Why is that? There are two reasons. The first is that the federal tax system had wide fluctuations in tax rates between 1917 and 1943 which means wide fluctuations in tax compliance. Previous scholars such as Gene Smiley pointed out that when tax rates fell, compliance went up so that measured inequality went up. But measured inequality is not true inequality because “off-the-books” income (which was unmeasured) divorced true inequality from measured inequality. This is bound to generate false fluctuations in measurement as long as tax compliance was voluntary (which is true until 1943). State income taxes do not face that problem as their tax systems tended to be more stable throughout the period. The same is true with personal exemptions.

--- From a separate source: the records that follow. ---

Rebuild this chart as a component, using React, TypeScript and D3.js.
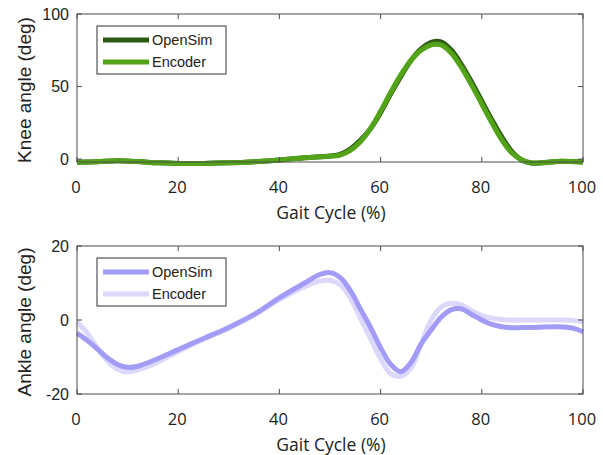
import React from 'react';
import * as d3 from 'd3';

const W = 603;
const H = 455;

// knee angle (deg) vs gait cycle (%)
const kneeGait = [0, 4, 8, 12, 16, 20, 25, 30, 35, 40, 45, 50, 52, 54, 56, 58, 60, 62, 64, 66, 68, 70, 71, 72, 74, 76, 78, 80, 82, 84, 86, 88, 90, 92, 95, 100];
const kneeOpenSim = [-2.2, -1.8, -1.2, -1.7, -2.6, -3, -3, -2.6, -1.8, -0.6, 1, 2.2, 3.3, 7, 13, 21, 32, 45, 57, 68, 76, 80.5, 81.3, 80.7, 75, 65, 53, 40, 27, 15, 5, -0.8, -2.8, -2.5, -1.6, -2];
const kneeEncoder = [-2.2, -1.8, -1.2, -1.7, -2.6, -3, -3, -2.6, -1.8, -0.6, 1, 2, 2.8, 6, 12, 21, 33, 46, 58, 68, 75, 78.8, 79.2, 78.6, 73, 63, 51, 38, 25, 13, 4, -0.8, -2.6, -2.5, -1.6, -2];

// ankle angle (deg) vs gait cycle (%)
const ankleGait = [0, 2, 4, 6, 8, 10, 12, 15, 20, 25, 30, 35, 40, 45, 48, 50, 52, 54, 56, 58, 60, 62, 64, 66, 68, 70, 72, 74, 76, 78, 80, 82, 85, 90, 95, 98, 100];
const ankleOpenSim = [-3.5, -5.5, -7.8, -10.2, -12, -12.8, -12.5, -11, -8, -5, -2, 1.5, 6, 10, 12.3, 12.8, 11.5, 8, 3, -2, -7.5, -12, -14, -11.5, -6.5, -2.7, 0.8, 2.8, 3, 1.5, 0, -1.2, -2, -2, -1.8, -2.2, -3.2];
const ankleEncoder = [-0.5, -3.5, -7.5, -11, -13.3, -14, -13.5, -12, -8.5, -5.2, -2.2, 1.3, 5.5, 9, 10.5, 10.7, 9.5, 6, 0.5, -5, -10.5, -14.5, -15.2, -13, -6.5, 0, 3.5, 4.5, 4, 2.5, 1.2, 0.5, 0, 0, 0, -0.1, -0.5];

const xTicks = [0, 20, 40, 60, 80, 100];

const panels = [
  {
    top: 14, bottom: 162, yDomain: [-2, 100], yTicks: [0, 50, 100], ylabel: 'Knee angle (deg)',
    gait: kneeGait, a: kneeOpenSim, b: kneeEncoder,
    colorA: '#2c5a12', colorB: '#52a318', drawAFirst: true,
  },
  {
    top: 246, bottom: 394, yDomain: [-20, 20], yTicks: [-20, 0, 20], ylabel: 'Ankle angle (deg)',
    gait: ankleGait, a: ankleOpenSim, b: ankleEncoder,
    colorA: '#a39cf7', colorB: '#dcd8fc', drawAFirst: false,
  },
];

const left = 77;
const right = 583;
const axisColor = '#4d4d4d';

const Panel = ({ p }: { p: any }) => {
  const x = d3.scaleLinear().domain([0, 100]).range([left, right]);
  const y = d3.scaleLinear().domain(p.yDomain).range([p.bottom, p.top]);
  const line = d3.line<number>()
    .x((_, i) => x(p.gait[i]))
    .y(d => y(d))
    .curve(d3.curveCatmullRom.alpha(0.5));

  const pathA = <path key="a" d={line(p.a) || ''} fill="none" stroke={p.colorA} strokeWidth={5} strokeLinejoin="round" />;
  const pathB = <path key="b" d={line(p.b) || ''} fill="none" stroke={p.colorB} strokeWidth={5} strokeLinejoin="round" />;

  const lx = 97, ly = p.top + 12;
  return (
    <g>
      {p.drawAFirst ? [pathA, pathB] : [pathB, pathA]}
      <rect x={left} y={p.top} width={right - left} height={p.bottom - p.top} fill="none" stroke={axisColor} strokeWidth={1} />
      {xTicks.map(t => (
        <g key={'x' + t}>
          <line x1={x(t)} x2={x(t)} y1={p.bottom} y2={p.bottom - 5} stroke={axisColor} />
          <line x1={x(t)} x2={x(t)} y1={p.top} y2={p.top + 5} stroke={axisColor} />
          <text x={x(t) - 1} y={p.bottom + 31} textAnchor="middle" fontFamily="'Open Sans', sans-serif" fontSize={16.5} fill="#222">{t}</text>
        </g>
      ))}
      {p.yTicks.map((t: number) => (
        <g key={'y' + t}>
          <line x1={left} x2={left + 5} y1={y(t)} y2={y(t)} stroke={axisColor} />
          <line x1={right} x2={right - 5} y1={y(t)} y2={y(t)} stroke={axisColor} />
          <text x={left - 8} y={y(t)} dy="0.35em" textAnchor="end" fontFamily="'Liberation Sans', Arial, sans-serif" fontSize={16} fill="#222">{t}</text>
        </g>
      ))}
      <text x={331} y={p.bottom + 57} textAnchor="middle" fontFamily="'Open Sans', sans-serif" fontSize={17.5} fill="#222">Gait Cycle (%)</text>
      <text transform={`translate(31,${(p.top + p.bottom) / 2 + 2}) rotate(-90)`} textAnchor="middle" fontFamily="'Liberation Sans', Arial, sans-serif" fontSize={19} fill="#222">{p.ylabel}</text>
      <rect x={lx} y={ly} width={129} height={48} fill="#fff" stroke="#333" strokeWidth={1} />
      <line x1={lx + 6} x2={lx + 52} y1={ly + 14} y2={ly + 14} stroke={p.colorA} strokeWidth={5} />
      <line x1={lx + 6} x2={lx + 52} y1={ly + 36} y2={ly + 36} stroke={p.colorB} strokeWidth={5} />
      <text x={lx + 55} y={ly + 14} dy="0.35em" fontFamily="'Liberation Sans', Arial, sans-serif" fontSize={14.5} fill="#222">OpenSim</text>
      <text x={lx + 55} y={ly + 36} dy="0.35em" fontFamily="'Liberation Sans', Arial, sans-serif" fontSize={14.5} fill="#222">Encoder</text>
    </g>
  );
};

export default function App() {
  return (
    <svg width={W} height={H} style={{ position: 'absolute', left: 0, top: 0, background: '#fff' }}>
      {panels.map((p, i) => <Panel key={i} p={p} />)}
    </svg>
  );
}
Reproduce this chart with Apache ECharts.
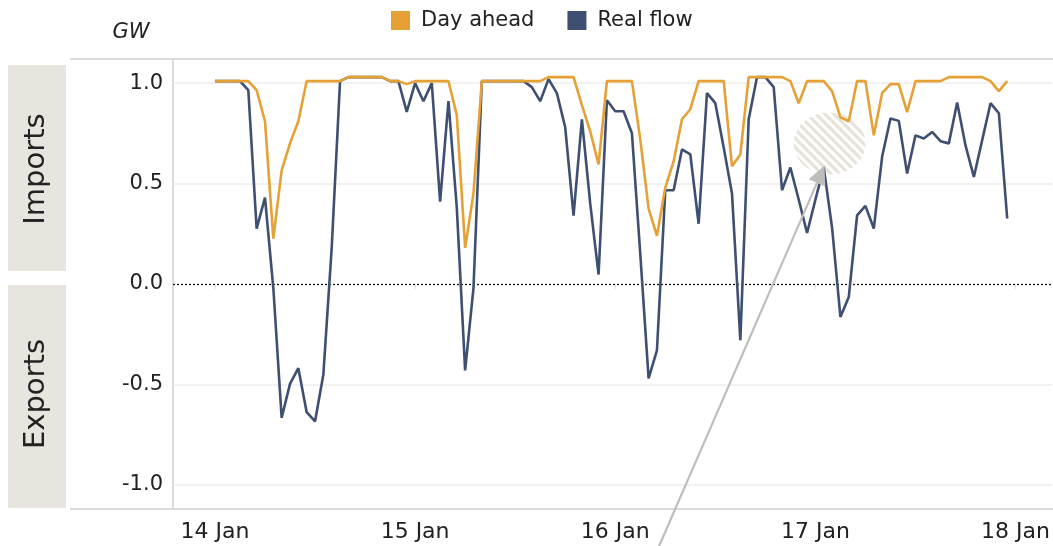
<!DOCTYPE html>
<html>
<head>
<meta charset="utf-8">
<script src="https://cdn.jsdelivr.net/npm/echarts@6/dist/echarts.min.js"></script>
<style>
  html, body { margin: 0; padding: 0; background: #fff; }
  #flow { width: 1053px; height: 546px; }
</style>
</head>
<body>
<div id="flow"></div>
<script>
// hourly values, 14 Jan 00:00 -> 17 Jan 23:00 (GW)
var dayAhead = [
  1.01, 1.01, 1.01, 1.01, 1.01, 0.965, 0.81, 0.226, 0.566, 0.70, 0.81, 1.01,
  1.01, 1.01, 1.01, 1.01, 1.03, 1.03, 1.03, 1.03, 1.03, 1.01, 1.01, 0.995,
  1.01, 1.01, 1.01, 1.01, 1.01, 0.84, 0.18, 0.45, 1.01, 1.01, 1.01, 1.01,
  1.01, 1.01, 1.01, 1.01, 1.03, 1.03, 1.03, 1.03, 0.89, 0.76, 0.595, 1.01,
  1.01, 1.01, 1.01, 0.72, 0.375, 0.24, 0.48, 0.61, 0.82, 0.87, 1.01, 1.01,
  1.01, 1.01, 0.586, 0.645, 1.03, 1.03, 1.03, 1.03, 1.03, 1.01, 0.90, 1.01,
  1.01, 1.01, 0.96, 0.83, 0.81, 1.01, 1.01, 0.74, 0.95, 0.995, 0.995, 0.855,
  1.01, 1.01, 1.01, 1.01, 1.03, 1.03, 1.03, 1.03, 1.03, 1.01, 0.96, 1.01
];
var realFlow = [
  1.01, 1.01, 1.01, 1.01, 0.965, 0.276, 0.43, -0.02, -0.666, -0.497, -0.419, -0.638,
  -0.684, -0.45, 0.18, 1.01, 1.03, 1.03, 1.03, 1.03, 1.03, 1.01, 1.01, 0.857,
  1.0, 0.91, 1.0, 0.41, 0.91, 0.38, -0.43, -0.02, 1.01, 1.01, 1.01, 1.01,
  1.01, 1.01, 0.98, 0.91, 1.02, 0.95, 0.78, 0.34, 0.82, 0.40, 0.047, 0.915,
  0.86, 0.86, 0.75, 0.15, -0.47, -0.33, 0.467, 0.467, 0.67, 0.645, 0.30, 0.95,
  0.90, 0.68, 0.45, -0.28, 0.82, 1.03, 1.03, 0.98, 0.467, 0.58, 0.42, 0.254,
  0.42, 0.58, 0.28, -0.164, -0.065, 0.342, 0.389, 0.276, 0.633, 0.824, 0.812, 0.55,
  0.74, 0.724, 0.757, 0.711, 0.70, 0.904, 0.69, 0.533, 0.716, 0.90, 0.85, 0.326
];
var dayLabels = ['14 Jan', '15 Jan', '16 Jan', '17 Jan', '18 Jan'];
var dayTicks = [0, 24, 48, 72, 96];          // hours since 14 Jan 00:00
var yTicks = [-1, -0.5, 0, 0.5, 1];
var gridLines = [-1, -0.5, 0.5, 1];

var FONT = 'DejaVu Sans';
var ORANGE = '#e5a136';
var NAVY = '#3e4f72';

function pairs(arr) {
  var out = [];
  for (var i = 0; i < arr.length; i++) out.push([i, arr[i]]);
  return out;
}

var chart = echarts.init(document.getElementById('flow'), null, { renderer: 'canvas' });

var option = {
  animation: false,
  textStyle: { fontFamily: FONT },
  legend: {
    data: ['Day ahead', 'Real flow'],
    left: 386,
    top: 5,
    itemWidth: 19,
    itemHeight: 19,
    itemGap: 33,
    icon: 'rect',
    textStyle: { fontFamily: FONT, fontSize: 21, color: '#222', padding: [0, 0, 0, 6] }
  },
  grid: { left: 173, right: 0, top: 59, bottom: 37 },
  xAxis: {
    type: 'value',
    min: -5.03,
    max: 100.3,
    axisLine: { show: false },
    splitLine: { show: false },
    axisTick: {
      show: true, customValues: dayTicks, length: 5,
      lineStyle: { color: '#e2e2e2' }
    },
    axisLabel: {
      customValues: dayTicks,
      fontFamily: FONT, fontSize: 22, color: '#222', margin: 12,
      formatter: function (v) { return dayLabels[Math.round(v / 24)]; }
    }
  },
  yAxis: {
    type: 'value',
    min: -1.12,
    max: 1.12,
    axisLine: { show: true, onZero: false, lineStyle: { color: '#cfcfcf', width: 1.5 } },
    axisTick: { show: false },
    splitLine: { show: false },
    axisLabel: {
      customValues: yTicks,
      fontFamily: FONT, fontSize: 21, color: '#222', margin: 10,
      formatter: function (v) { return v.toFixed(1); }
    }
  },
  series: [
    {
      name: 'Real flow',
      type: 'line',
      data: pairs(realFlow),
      showSymbol: false,
      symbol: 'none',
      z: 3,
      lineStyle: { color: NAVY, width: 2.6 },
      itemStyle: { color: NAVY },
      markLine: {
        silent: true,
        symbol: 'none',
        label: { show: false },
        z: 1,
        data: gridLines.map(function (g) {
          return { yAxis: g, lineStyle: { color: '#ececec', width: 1.5, type: 'solid' } };
        }).concat([{ yAxis: 0, lineStyle: { color: '#111', width: 1.3, type: [2, 2] } }])
      }
    },
    {
      name: 'Day ahead',
      type: 'line',
      data: pairs(dayAhead),
      showSymbol: false,
      symbol: 'none',
      z: 4,
      lineStyle: { color: ORANGE, width: 2.6 },
      itemStyle: { color: ORANGE }
    }
  ]
};
chart.setOption(option);

// decorations: frame lines, side labels, "GW", annotation arrow + hatched blob
var frameTop = 59, frameBottom = 509, frameRight = 1053;

var pc = document.createElement('canvas');
pc.width = 9; pc.height = 9;
var pctx = pc.getContext('2d');
pctx.strokeStyle = '#e6e3da';
pctx.lineWidth = 3.2;
pctx.beginPath();
pctx.moveTo(-2, -2); pctx.lineTo(11, 11);
pctx.moveTo(-2, 7); pctx.lineTo(2, 11);
pctx.moveTo(7, -2); pctx.lineTo(11, 2);
pctx.stroke();
var hatchUrl = pc.toDataURL();

var tip = chart.convertToPixel({ gridIndex: 0 }, [73.1, 0.59]);
var tail = chart.convertToPixel({ gridIndex: 0 }, [53.2, -1.31]);
var blob = chart.convertToPixel({ gridIndex: 0 }, [73.7, 0.70]);
var ang = Math.atan2(tip[1] - tail[1], tip[0] - tail[0]);
var hl = 19, hw = 9;
var bx = tip[0] - hl * Math.cos(ang), by = tip[1] - hl * Math.sin(ang);
var nx = -Math.sin(ang), ny = Math.cos(ang);

chart.setOption({
  graphic: [
    { type: 'line', z: 0, shape: { x1: 70, y1: frameTop, x2: frameRight, y2: frameTop }, style: { stroke: '#cfcfcf', lineWidth: 1.5 } },
    { type: 'line', z: 0, shape: { x1: 70, y1: frameBottom, x2: frameRight, y2: frameBottom }, style: { stroke: '#cfcfcf', lineWidth: 1.5 } },
    { type: 'rect', z: 0, shape: { x: 8, y: 65, width: 58, height: 206 }, style: { fill: '#e8e5de' } },
    { type: 'rect', z: 0, shape: { x: 8, y: 285, width: 58, height: 223 }, style: { fill: '#e8e5de' } },
    {
      type: 'text', z: 1, x: 36, y: 169, rotation: Math.PI / 2,
      style: { text: 'Imports', fontFamily: FONT, fontSize: 29, fill: '#222', align: 'center', verticalAlign: 'middle' }
    },
    {
      type: 'text', z: 1, x: 36, y: 394, rotation: Math.PI / 2,
      style: { text: 'Exports', fontFamily: FONT, fontSize: 29, fill: '#222', align: 'center', verticalAlign: 'middle' }
    },
    {
      type: 'text', z: 1, x: 131, y: 33,
      style: { text: 'GW', fontFamily: FONT, fontStyle: 'italic', fontSize: 21, fill: '#222', align: 'center', verticalAlign: 'middle' }
    },
    {
      type: 'ellipse', z: 2,
      shape: { cx: blob[0], cy: blob[1], rx: 36, ry: 31 },
      style: { fill: { image: hatchUrl, repeat: 'repeat' } }
    },
    {
      type: 'line', z: 5,
      shape: { x1: tail[0], y1: tail[1], x2: bx, y2: by },
      style: { stroke: '#bdbdbd', lineWidth: 2.2 }
    },
    {
      type: 'polygon', z: 5,
      shape: { points: [[tip[0], tip[1]], [bx + nx * hw, by + ny * hw], [bx - nx * hw, by - ny * hw]] },
      style: { fill: '#bdbdbd' }
    }
  ]
});
</script>
</body>
</html>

The second reason speaks to the manner the federal data is presented. The IRS created wide categories with the numbers of taxpayers according to net taxable income (rather than gross income) in each categories. For example, the categories go from 0$ to 1,000$ per filler and then increase by slice of 1,000$ until 10,000$ and then by slices of 5,000$ etc. This makes it hard to pinpoint where to start each the calculations for each of the fractiles of top earners. This is not true of all state income tax systems. For example, Delaware sliced the data by categories of 100$ and 500$ instead. Thus, we can more easily pinpoint the two. More importantly, most state-income tax systems reported the breakdown both for net taxable and gross income. This is crucial because Piketty and Saez need to adjust the pre-1943 IRS data – which are in net income – to that they can tie properly with the post-1943 IRS data – which are in adjusted gross income. Absent this correction, they would get an artificial increase in inequality in 1943. The problem is that the data for this adjustment is scant and their proposed solution has not been subjected to validation.
What do our data say? We compared them to the work of Mark Frank et al. who used the same methodology and Piketty Saez but at the state-level using the same sources. The image below pretty much sums it up! If the points are above the red line, the IRS data overestimates inequality. If below, the IRS underestimates. Overall, the bias tends towards overestimation. In fact, when we investigated all of the points separately, we found that those below the red line result merely from the way that Delaware’s (DE) was adjusted to convert net income into gross income. When we compared only net income-based measures of inequality, none are below the red line except Delaware from 1929 to 1931 (and by much smaller margins than shown in the figure below).
In our paper, we highlight how the state-level data is conceptually superior to the federal-level data. The problem that we face is that we cannot convert those measures into adjustments for the national level of inequality. All that our data do is suggest which way the bias cuts. While we find this unfortunate, we highlight that this would unavoidably alter the left side of the curve in the first graph of this blog post. The initial level of inequality would be less than it is now. Thus, combining this with the criticisms made for the post-1960 era, we may be in presence of a U-curve that looks more like a shallow tea saucer than the pronounced U-curve generally highlighted. The U-curve form is not invalidated (i.e. is it a quadratic-looking function of time or not), but the shape of the curve’s tails is dramatically changed.
5 thoughts on “Interwar US inequality data are deeply flawed”
“While the criticism suggest a milder post-1960 increase, me and Phil Magness believe that…”
“…me and Phil…”?
What? Did you skip third grade? It seems you did or you’d know that the correct way to phrase that would have been “…Phil and I…” This sort of abuse of the language makes it difficult to take the content of your observations seriously.
That English might not be your primary language is no excuse. Surely you could have found a proofreader who was proficient in English.
(I won’t be so pedantic as to point out that your prior “…Phil Magness and myself…” could be more succinctly phrased as “…Phil and I…”)
That’s perfectly good English, Henry. Sheesh. Were you taught grammar in a barn in Ohio or something?